- Origin: Belfast, Northern Ireland, United Kingdom
- Genre: Punk
- Years active: 1978−1981, 2010−present
- Labels: Punkerama Records, Good Vibrations, Rough Trade, Polydor, Sing Sing Records
- Members: Aidan Murtagh Norman Boyd Gordie Walker John Rossi
- Past members: Paul Maxwell Owen McFadden Andrew Curliss

= Protex =

Punk band from Northern Ireland

Protex are a Belfast punk band which formed in 1978. Their first records were issued on Good Vibrations records. They formed part of the first wave of Belfast punk bands along with label-mates The Undertones and Rudi. The original line-up was Paul Maxwell (bass/vocals), Owen McFadden (drums), David McMaster (guitar/vocals), Aidan Murtagh (guitar/vocals).

Protex formed in 1978, inspired by the band members experiencing first-hand The Clash’s landmark visit to Belfast in 1977, when their gig was cancelled at the last minute due to insurance problems. The Clash’s Belfast visit in 1977 is considered by many, including Good Vibrations' Terri Hooley, to be the catalyst for the punk movement in Northern Ireland. Protex was influenced by The Clash and took their original name, Protex Blue, from an album track on The Clash's eponymous debut album. The band did not realise the Clash song was about condoms.

Protex's debut live performance was in 1978 at Knock Methodist Church Hall in Belfast. Shortly after the show they shortened their name to Protex to avoid any confusion about being a blues band. They performed around Belfast and eventually secured a radio session with local station Downtown Radio. By regular gigging around the city the band soon came to the attention of Terri Hooley who they initially met at a gig at the Glenmachan Hotel in Belfast. Hooley prompted them to record a three track debut 45 which he released on his Good Vibrations record label in November 1978 as issue GOT6. The Belfast label had previously released singles by Rudi, Victim, The Outcasts and The Undertones. The single was later re-released on London-based Rough Trade Records.

Following good reviews from the NME writer Tony Parsons, and more radio air play the band secured a BBC Radio 1 session for the Kid Jensen show. This led to interest from Polydor Records who signed the band. The band were all still in sixth form at school when A&R men came over from London to see them play live at Chester’s in Portrush. At Easter 1979, Protex went to London to record their debut single for Polydor, "I Can't Cope".

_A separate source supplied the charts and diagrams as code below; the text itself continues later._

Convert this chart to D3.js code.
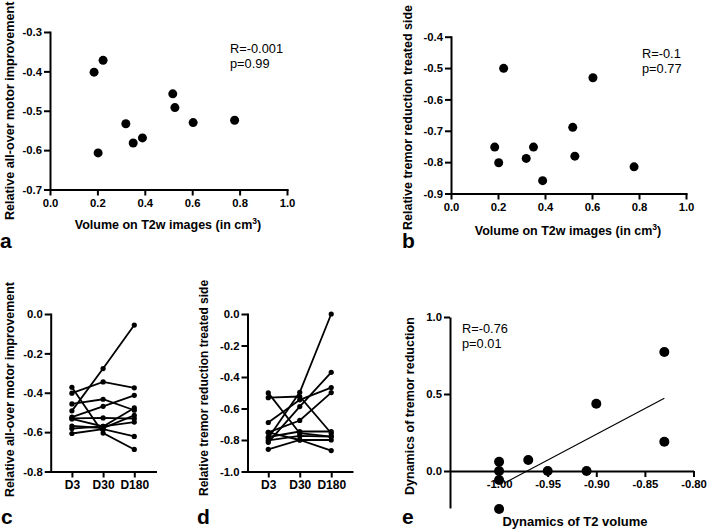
<!DOCTYPE html>
<html>
<head>
<meta charset="utf-8">
<script src="https://cdn.jsdelivr.net/npm/d3@7"></script>
<style>
  html, body { margin: 0; padding: 0; background: #fff; }
  svg { display: block; }
</style>
</head>
<body>
<svg id="chart" width="708" height="530"></svg>
<script>
// ---------- data ----------
const volume      = [0.186, 0.224, 0.203, 0.320, 0.351, 0.390, 0.518, 0.527, 0.604, 0.779];
const motorD3     = [-0.402, -0.372, -0.607, -0.533, -0.582, -0.569, -0.457, -0.492, -0.530, -0.524];
const motorD30    = [-0.345, -0.605, -0.585, -0.571, -0.571, -0.579, -0.433, -0.277, -0.528, -0.469];
const motorD180   = [-0.375, -0.688, -0.622, -0.477, -0.549, -0.515, -0.489, -0.056, -0.531, -0.413];
const tremorD3    = [-0.752, -0.501, -0.802, -0.788, -0.752, -0.859, -0.689, -0.781, -0.531, -0.815];
const tremorD30   = [-0.676, -0.757, -0.774, -0.497, -0.800, -0.800, -0.545, -0.746, -0.524, -0.588];
const tremorD180  = [-0.499, -0.778, -0.778, 0.000, -0.800, -0.867, -0.467, -0.746, -0.757, -0.370];
const timepoints  = ["D3", "D30", "D180"];
const t2Dynamics     = [-1.00, -1.00, -1.00, -1.00, -0.97, -0.95, -0.91, -0.90, -0.83, -0.83];
const tremorDynamics = [0.060, 0.000, -0.058, -0.247, 0.071, 0.000, 0.000, 0.437, 0.773, 0.190];
const fitX = [-0.995, -0.83];
const fitY = [-0.080, 0.472];

const xTicksAB = [0, 0.2, 0.4, 0.6, 0.8, 1.0];
const yTicksA  = [-0.7, -0.6, -0.5, -0.4, -0.3];
const yTicksB  = [-0.9, -0.8, -0.7, -0.6, -0.5, -0.4];
const yTicksC  = [-0.8, -0.6, -0.4, -0.2, 0.0];
const yTicksD  = [-1.0, -0.8, -0.6, -0.4, -0.2, 0.0];
const yTicksE  = [0.0, 0.5, 1.0];
const xTicksE  = [-1.00, -0.95, -0.90, -0.85, -0.80];

// ---------- helpers ----------
const F = "'Liberation Sans', Arial, Helvetica, sans-serif";
const svg = d3.select("#chart");
const fmt1 = d => d.toFixed(1);
const fmt2 = d => d.toFixed(2);

function styleAxis(g, fs) {
  g.selectAll("path.domain").attr("stroke", "#000").attr("stroke-width", 2).attr("stroke-linecap", "square");
  g.selectAll(".tick line").attr("stroke", "#000").attr("stroke-width", 2);
  g.selectAll("text").attr("font-family", F).attr("font-weight", "bold")
    .attr("font-size", fs || 11.3).attr("fill", "#000");
}
function yTitle(x, yBottom, txt, fs) {
  svg.append("text").attr("transform", `translate(${x},${yBottom}) rotate(-90)`)
    .attr("font-family", F).attr("font-weight", "bold").attr("font-size", fs || 12.5)
    .attr("fill", "#000").text(txt);
}
function xTitleCm(cx, y) {
  const t = svg.append("text").attr("x", cx).attr("y", y).attr("text-anchor", "middle")
    .attr("font-family", F).attr("font-weight", "bold").attr("font-size", 12.5).attr("fill", "#000");
  t.append("tspan").text("Volume on T2w images (in cm");
  t.append("tspan").attr("font-size", 8.5).attr("dy", -5).text("3");
  t.append("tspan").attr("dy", 5).text(")");
}
function letter(x, y, l) {
  svg.append("text").attr("x", x).attr("y", y).attr("font-family", F).attr("font-weight", "bold")
    .attr("font-size", 21).attr("fill", "#000").text(l);
}
function stats(x, y, lines) {
  lines.forEach((s, i) => svg.append("text").attr("x", x).attr("y", y + i * 15)
    .attr("font-family", F).attr("font-size", 12.8).attr("fill", "#000").text(s));
}

// ---------- panel a ----------
{
  const x = d3.scaleLinear().domain([0, 1]).range([50, 287]);
  const y = d3.scaleLinear().domain([-0.7, -0.3]).range([189.5, 32]);
  const gx = svg.append("g").attr("transform", `translate(0,${y(-0.7)})`)
    .call(d3.axisBottom(x).tickValues(xTicksAB).tickFormat(fmt1).tickSizeOuter(0));
  const gy = svg.append("g").attr("transform", `translate(${x(0)},0)`)
    .call(d3.axisLeft(y).tickValues(yTicksA).tickFormat(fmt1).tickSizeOuter(0).tickPadding(2));
  styleAxis(gx); styleAxis(gy);
  svg.append("g").selectAll("circle").data(volume).join("circle")
    .attr("cx", d => x(d)).attr("cy", (d, i) => y(motorD3[i])).attr("r", 4.5).attr("fill", "#000");
  stats(230, 52.5, ["R=-0.001", "p=0.99"]);
  yTitle(14, 220, "Relative all-over motor improvement", 12.6);
  xTitleCm(168, 228.5);
  letter(0, 248, "a");
}

// ---------- panel b ----------
{
  const x = d3.scaleLinear().domain([0, 1]).range([451, 686]);
  const y = d3.scaleLinear().domain([-0.9, -0.4]).range([193.5, 36.7]);
  const gx = svg.append("g").attr("transform", `translate(0,${y(-0.9)})`)
    .call(d3.axisBottom(x).tickValues(xTicksAB).tickFormat(fmt1).tickSizeOuter(0));
  const gy = svg.append("g").attr("transform", `translate(${x(0)},0)`)
    .call(d3.axisLeft(y).tickValues(yTicksB).tickFormat(fmt1).tickSizeOuter(0).tickPadding(2));
  styleAxis(gx); styleAxis(gy);
  svg.append("g").selectAll("circle").data(volume).join("circle")
    .attr("cx", d => x(d)).attr("cy", (d, i) => y(tremorD3[i])).attr("r", 4.5).attr("fill", "#000");
  stats(642, 58, ["R=-0.1", "p=0.77"]);
  yTitle(412, 230, "Relative tremor reduction treated side", 12.5);
  xTitleCm(568, 234.5);
  letter(402, 248, "b");
}

// ---------- panel c & d (spaghetti) ----------
function spaghetti(x0, x1, pad, domain, ticks, series, titleX, titleBottom, title, titleFs) {
  const x = d3.scalePoint().domain(timepoints).range([x0, x1]).padding(pad);
  const y = d3.scaleLinear().domain(domain).range([471.5, 314]);
  const gx = svg.append("g").attr("transform", `translate(0,${y(domain[0])})`)
    .call(d3.axisBottom(x).tickSizeOuter(0));
  const gy = svg.append("g").attr("transform", `translate(${x0},0)`)
    .call(d3.axisLeft(y).tickValues(ticks).tickFormat(fmt1).tickSizeOuter(0).tickPadding(2));
  styleAxis(gx, 12); styleAxis(gy);
  const subjects = d3.range(series[0].length).map(i => series.map((s, k) => [timepoints[k], s[i]]));
  const line = d3.line().x(d => x(d[0])).y(d => y(d[1]));
  const g = svg.append("g");
  g.selectAll("path").data(subjects).join("path").attr("d", line)
    .attr("fill", "none").attr("stroke", "#000").attr("stroke-width", 1.8);
  g.selectAll("g.s").data(subjects).join("g").attr("class", "s")
    .selectAll("circle").data(d => d).join("circle")
    .attr("cx", d => x(d[0])).attr("cy", d => y(d[1])).attr("r", 2.6).attr("fill", "#000");
  yTitle(titleX, titleBottom, title, titleFs);
}
spaghetti(50.7, 155.5, 0.68, [-0.8, 0], yTicksC, [motorD3, motorD30, motorD180], 14, 497,
  "Relative all-over motor improvement", 12.4);
letter(1, 524, "c");
spaghetti(247.5, 352, 0.66, [-1.0, 0], yTicksD, [tremorD3, tremorD30, tremorD180], 208, 496,
  "Relative tremor reduction treated side", 12.0);
letter(197, 524, "d");

// ---------- panel e ----------
{
  const x = d3.scaleLinear().domain([-1.0505, -0.80]).range([450, 693.5]);
  const y = d3.scaleLinear().domain([0, 1]).range([471, 317]);
  const yMin = -0.24;
  const gx = svg.append("g").attr("transform", `translate(0,${y(0)})`)
    .call(d3.axisBottom(x).tickValues(xTicksE).tickFormat(fmt2).tickSizeOuter(0));
  const gy = svg.append("g").attr("transform", `translate(${x.range()[0]},0)`)
    .call(d3.axisLeft(y.copy().domain([yMin, 1]).range([y(yMin), y(1)])).tickValues(yTicksE)
      .tickFormat(fmt1).tickSizeOuter(0).tickPadding(2));
  styleAxis(gx); styleAxis(gy);
  gx.selectAll("path.domain").attr("stroke-linecap", "butt");
  gy.selectAll("path.domain").attr("stroke-linecap", "butt");
  svg.append("line").attr("x1", x(fitX[0])).attr("y1", y(fitY[0]))
    .attr("x2", x(fitX[1])).attr("y2", y(fitY[1])).attr("stroke", "#000").attr("stroke-width", 1.2);
  svg.append("g").selectAll("circle").data(t2Dynamics).join("circle")
    .attr("cx", d => x(d)).attr("cy", (d, i) => y(tremorDynamics[i])).attr("r", 5).attr("fill", "#000");
  stats(462, 333, ["R=-0.76", "p=0.01"]);
  yTitle(414, 495, "Dynamics of tremor reduction", 12.5);
  svg.append("text").attr("x", 575).attr("y", 526).attr("text-anchor", "middle")
    .attr("font-family", F).attr("font-weight", "bold").attr("font-size", 13).attr("fill", "#000")
    .text("Dynamics of T2 volume");
  letter(402, 524, "e");
}
</script>
</body>
</html>
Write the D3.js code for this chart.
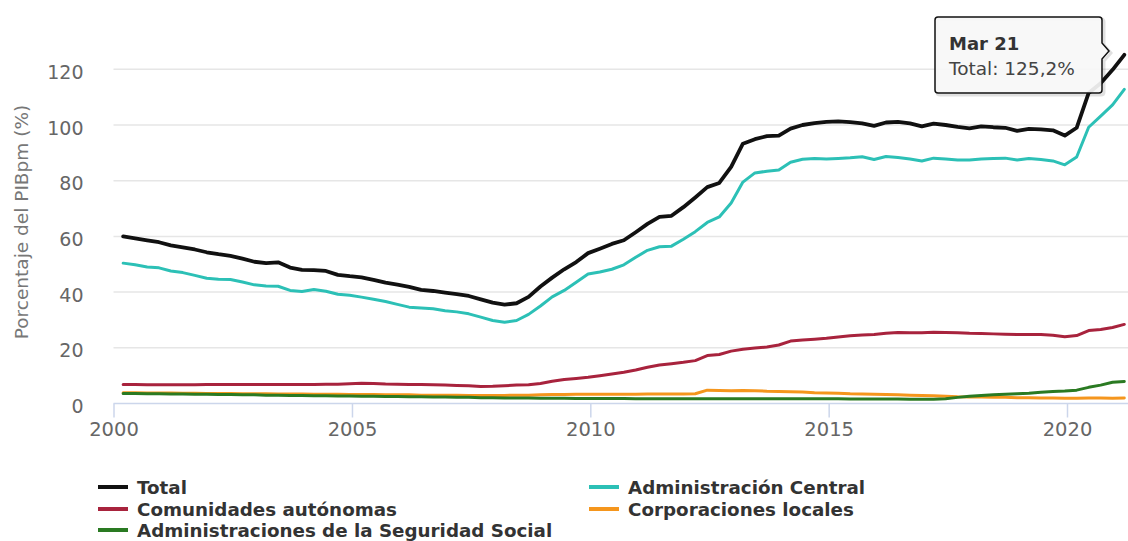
<!DOCTYPE html>
<html><head><meta charset="utf-8">
<script src="https://cdn.jsdelivr.net/npm/d3@7"></script>
<style>body{margin:0;background:#fff} svg{display:block;font-family:"DejaVu Sans",Verdana,sans-serif}</style>
</head><body><svg id="c" width="1128" height="541"></svg>
<script>
// ---- DATA (quarterly, Mar 2000 .. Mar 2021) ----
const firstQuarter = "2000-03";
const totalVals = [
 60.0,59.3,58.6,57.9, 56.8,56.1,55.3,54.3, 53.6,53.0,52.0,50.9, 50.4,50.7,48.8,48.0,
 47.9,47.6,46.2,45.7, 45.3,44.4,43.4,42.7, 41.9,40.8,40.4,39.8, 39.3,38.6,37.4,36.2,
 35.5,36.0,38.3,42.0, 45.2,48.2,50.8,54.0, 55.6,57.3,58.6,61.5, 64.5,67.0,67.4,70.5,
 74.0,77.7,79.2,85.0, 93.3,94.9,96.0,96.2, 98.7,100.0,100.7,101.1, 101.3,101.0,100.6,99.7,
 100.9,101.1,100.6,99.5, 100.5,100.0,99.3,98.8, 99.5,99.2,99.0,97.9, 98.6,98.4,98.1,96.2,
 99.0,111.5,115.0,119.8, 125.2];
const centralVals = [
 50.4,49.8,49.0,48.7, 47.6,47.0,46.0,45.0, 44.6,44.5,43.6,42.6, 42.2,42.1,40.6,40.2,
 40.9,40.3,39.2,38.9, 38.2,37.4,36.6,35.6, 34.6,34.3,34.0,33.3, 32.9,32.2,31.0,29.8,
 29.2,29.8,32.0,35.0, 38.3,40.6,43.5,46.5, 47.2,48.2,49.8,52.5, 55.0,56.3,56.5,59.0,
 61.7,65.0,67.0,72.0, 79.5,82.8,83.4,83.8, 86.6,87.7,88.0,87.8, 88.0,88.2,88.6,87.6,
 88.7,88.3,87.8,87.1, 88.1,87.8,87.4,87.4, 87.8,88.0,88.1,87.4, 88.0,87.6,87.1,85.7,
 88.5,99.2,103.2,107.2, 112.8];
const ccaaVals = [
 6.8,6.8,6.7,6.7, 6.7,6.7,6.7,6.8, 6.8,6.8,6.8,6.8, 6.8,6.8,6.8,6.8,
 6.8,6.9,6.9,7.1, 7.3,7.2,7.0,6.9, 6.8,6.8,6.7,6.6, 6.5,6.4,6.1,6.2,
 6.4,6.6,6.7,7.2, 8.0,8.6,9.0,9.4, 10.0,10.6,11.2,12.0, 13.0,13.8,14.3,14.8,
 15.4,17.2,17.6,18.8, 19.5,19.9,20.3,21.0, 22.4,22.8,23.1,23.4, 23.9,24.3,24.6,24.8,
 25.2,25.5,25.4,25.4, 25.6,25.5,25.4,25.2, 25.1,25.0,24.9,24.8, 24.8,24.8,24.5,24.0,
 24.4,26.2,26.6,27.3, 28.4];
const cclVals = [
 3.9,3.9,3.8,3.8, 3.8,3.7,3.7,3.6, 3.6,3.6,3.5,3.5, 3.5,3.4,3.4,3.4,
 3.3,3.3,3.3,3.2, 3.2,3.2,3.1,3.1, 3.1,3.0,3.0,3.0, 3.0,2.9,2.9,2.9,
 2.9,3.0,3.0,3.1, 3.2,3.2,3.3,3.3, 3.3,3.3,3.3,3.3, 3.4,3.4,3.4,3.4,
 3.5,4.8,4.7,4.6, 4.7,4.6,4.4,4.3, 4.2,4.1,3.9,3.8, 3.7,3.5,3.4,3.3,
 3.2,3.1,3.0,2.9, 2.8,2.6,2.4,2.3, 2.3,2.2,2.2,2.1, 2.1,2.0,2.0,1.9,
 1.9,2.0,2.0,1.9, 2.0];
const ssVals = [
 3.6,3.6,3.5,3.5, 3.4,3.4,3.3,3.3, 3.2,3.2,3.1,3.1, 3.0,3.0,2.9,2.9,
 2.8,2.8,2.7,2.7, 2.6,2.6,2.5,2.5, 2.4,2.4,2.3,2.3, 2.2,2.2,2.1,2.1,
 2.0,2.0,2.0,1.9, 1.9,1.9,1.8,1.8, 1.8,1.8,1.8,1.7, 1.7,1.7,1.7,1.7,
 1.7,1.7,1.7,1.7, 1.7,1.7,1.7,1.7, 1.7,1.7,1.7,1.7, 1.7,1.6,1.6,1.6,
 1.6,1.6,1.5,1.5, 1.5,1.7,2.2,2.6, 2.9,3.1,3.3,3.5, 3.7,4.0,4.3,4.5,
 4.8,5.8,6.6,7.6, 7.9];
const seriesNames = ["Total","Administración Central","Comunidades autónomas","Corporaciones locales","Administraciones de la Seguridad Social"];
const seriesColors = ["#111111","#2cc0b6","#a8233d","#f5961d","#2a7a22"];
const yTicks = [0,20,40,60,80,100,120];
const xTickYears = [2000,2005,2010,2015,2020];
const yAxisTitle = "Porcentaje del PIBpm (%)";
const tooltipTitle = "Mar 21";
const tooltipText = "Total: 125,2%";

// ---- CHART ----
const svg = d3.select("#c");
const plotLeft = 113.5, plotRight = 1128;
const x = d3.scaleTime().domain([new Date(2000,0,1), new Date(2020,0,1)]).range([plotLeft, 1067]);
const y = d3.scaleLinear().domain([0,120]).range([403.5, 69.3]);
const parseM = d3.timeParse("%Y-%m");
const dates = totalVals.map((_, i) => d3.timeDay.offset(d3.timeMonth.offset(parseM(firstQuarter), 3*i), 14));
const allSeries = [totalVals, centralVals, ccaaVals, cclVals, ssVals];
const FF = '"DejaVu Sans",Verdana,sans-serif';

// grid
svg.append("g").selectAll("line").data(yTicks.filter(t => t > 0)).join("line")
  .attr("x1", plotLeft).attr("x2", plotRight)
  .attr("y1", d => y(d)).attr("y2", d => y(d))
  .attr("stroke", "#e6e6e6").attr("stroke-width", 1.5);

// y axis labels
const ya = svg.append("g").attr("transform", `translate(${plotLeft},0)`)
  .call(d3.axisLeft(y).tickValues(yTicks).tickSize(0).tickPadding(30).tickFormat(d3.format("d")));
ya.select(".domain").remove();
ya.selectAll("text").attr("font-size", 19).attr("fill", "#666").attr("dy", "0.48em").attr("font-family", FF);

// y title
svg.append("text").attr("transform", "translate(28,222) rotate(-90)")
  .attr("text-anchor", "middle").attr("font-size", 18.5).attr("fill", "#777").text(yAxisTitle);

// x axis
const xa = svg.append("g").attr("transform", `translate(0,${y(0)})`)
  .call(d3.axisBottom(x).tickValues(xTickYears.map(v => new Date(v,0,1))).tickSize(14).tickSizeOuter(0).tickPadding(5).tickFormat(d3.timeFormat("%Y")));
xa.select(".domain").remove();
xa.selectAll(".tick line").attr("stroke", "#ccd6eb").attr("stroke-width", 1.5);
xa.selectAll("text").attr("font-size", 19.5).attr("fill", "#666").attr("font-family", FF);
svg.append("line").attr("x1", plotLeft).attr("x2", plotRight).attr("y1", y(0)).attr("y2", y(0))
  .attr("stroke", "#ccd6eb").attr("stroke-width", 1.5);

// lines
const line = d3.line().x((d, i) => x(dates[i])).y(d => y(d));
svg.append("g").selectAll("path").data(allSeries).join("path")
  .attr("d", d => line(d)).attr("fill", "none")
  .attr("stroke", (d, i) => seriesColors[i])
  .attr("stroke-width", (d, i) => i === 0 ? 3.8 : 3)
  .attr("stroke-linejoin", "round").attr("stroke-linecap", "round");

// legend
const legPos = [[98,487],[589,487],[98,509],[589,509],[98,530]];
const lg = svg.append("g").selectAll("g").data(seriesNames).join("g")
  .attr("transform", (d, i) => `translate(${legPos[i][0]},${legPos[i][1]})`);
lg.append("line").attr("x1", 0).attr("x2", 30).attr("y1", 0).attr("y2", 0)
  .attr("stroke", (d, i) => seriesColors[i]).attr("stroke-width", 4);
lg.append("text").attr("x", 39).attr("dy", "0.36em").attr("font-size", 18.3)
  .attr("font-weight", "bold").attr("fill", "#333").text(d => d);

// tooltip
const bx = 935, by = 17, bw = 167, bh = 76, r = 3;
const ay = by + 34;
const tipPath = `M${bx+r},${by} H${bx+bw-r} Q${bx+bw},${by} ${bx+bw},${by+r} V${ay-8} L${bx+bw+7},${ay} L${bx+bw},${ay+8} V${by+bh-r} Q${bx+bw},${by+bh} ${bx+bw-r},${by+bh} H${bx+r} Q${bx},${by+bh} ${bx},${by+bh-r} V${by+r} Q${bx},${by} ${bx+r},${by} Z`;
const tip = svg.append("g");
tip.append("path").attr("d", tipPath).attr("transform", "translate(2,2)").attr("fill", "none")
  .attr("stroke", "#000").attr("stroke-opacity", 0.12).attr("stroke-width", 3);
tip.append("path").attr("d", tipPath).attr("fill", "#f7f7f7").attr("fill-opacity", 0.92)
  .attr("stroke", seriesColors[0]).attr("stroke-width", 1.5);
tip.append("text").attr("x", bx+14).attr("y", by+33).attr("font-size", 18).attr("font-weight", "bold")
  .attr("fill", "#333").text(tooltipTitle);
tip.append("text").attr("x", bx+14).attr("y", by+58).attr("font-size", 18.5).attr("fill", "#444").text(tooltipText);
</script></body></html>
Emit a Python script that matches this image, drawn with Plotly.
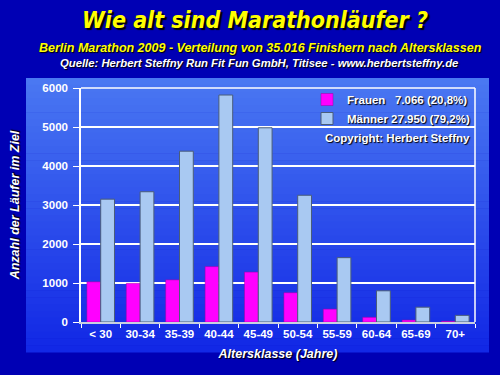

Protex landed a UK support slot on an Adam and the Ants UK tour. The band members then moved to London and set up base at the Chessington house, once the residence of Genesis and the Boomtown Rats. "I Can Only Dream" was the next single released by Polydor. It was produced by Chas Chandler. Protex opened for the Boomtown Rats on their UK tour and on further tours in America and Canada in 1980. Three songs from the band's New York City concert at the Hurrah Club were filmed by John T Davis and made into a short film entitled Shellshock Rock. Protex's final release for Polydor was the single "A Place In Your Heart", after which they were dropped by the label. The band did farewell shows at the Pound Club in Belfast before splitting in 1981.

In 2010, New York label Sing Sing Records unearthed unreleased Polydor recordings for an album that never happened, and released them on vinyl as Strange Obsessions. This prompted renewed interest in the band. Original members Aidan Murtagh and David McMaster reformed the band with new members Norman Boyd on bass and Gordie Walker on drums. However, prior to Norman Boyd's addition in 2013, the reformed Protex played for a period of three years with the line up of Aidan Murtagh (vocals, guitar), David McMaster (guitar, vocals), Gordie Walker (drums) and Andrew Curliss (bass, vocals). This lineup completed two short tours in Spain and Japan in 2013. A live album was released following the latter Japan tour. Although having played on this album, for unknown reasons Andrew Curliss was never credited on the CD. In 2017, the band's current line-up was completed with the addition of Nine Lies bassist John Rossi.